Hi.
I need some help deciding which database we should choose for our project. We are developing a web application that collects data about user's behavior and analyses that (bad explanation, but I can't provide much more detail; web analytics data is one of our core datasets). We have estimated that we will insert approx 200 million rows per week into database + data calculated from that raw data. The data must be retained for at least six months.
I have spent last week and half gathering information about different solutions, but there seems to be so many that I feel lost. Most promising ones I found are Cassandra, Hbase and Hive. I also looked at MongoDb, Redis and some others, but they looked like they suited different needs or community wasn't that active.
- The whole app will be run in Amazon's EC2. As a startup company pay-as-you-go pricing model fits us like a glove. The easier the database is to manage in the cloud, the better.
- Scalability is important. The amount of data we will generate varies quite much and will grow over time.

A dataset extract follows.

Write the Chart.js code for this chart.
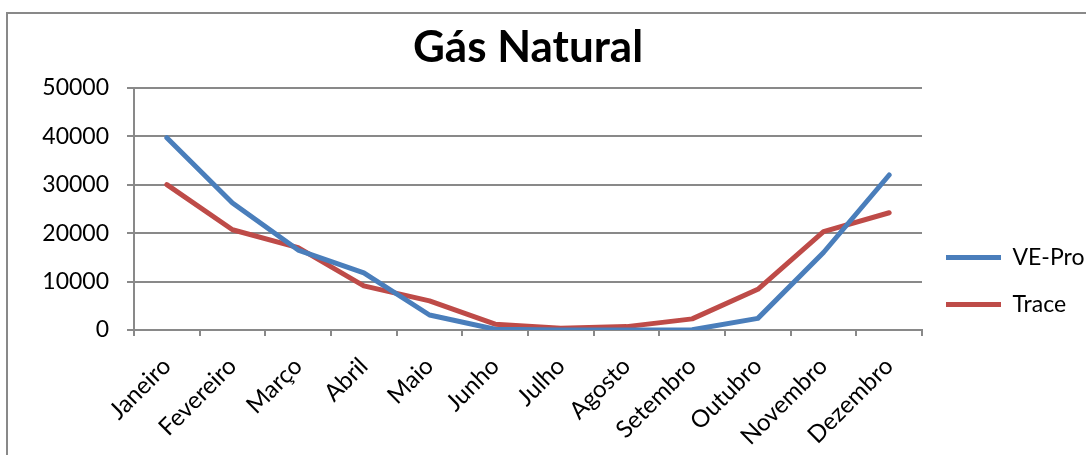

- We can't pay huge licensing fees. Otherwise we would probably use something like http://www.vertica.com/.
- We need to do all sorts of analysis on data, and the easier they are write the better. I thought about using Map/Reduce for the task; Hbase seems to have better support for this than Cassandra, and Hive has it's own query language. Real-time analysis isn't needed; we can calculate results once a day and shovel those back to database for fast retrieval.
- Compression support would be nice, but not necessary (disk space is cheap :).
I also though about using MySql (because we will use that for all the user information etc. anyway), but scaling will be much harder in the future and I think at some point we would have to move to some other db anyway. We are also more than willing to commit some time and effort to push the selected database forward in terms of development.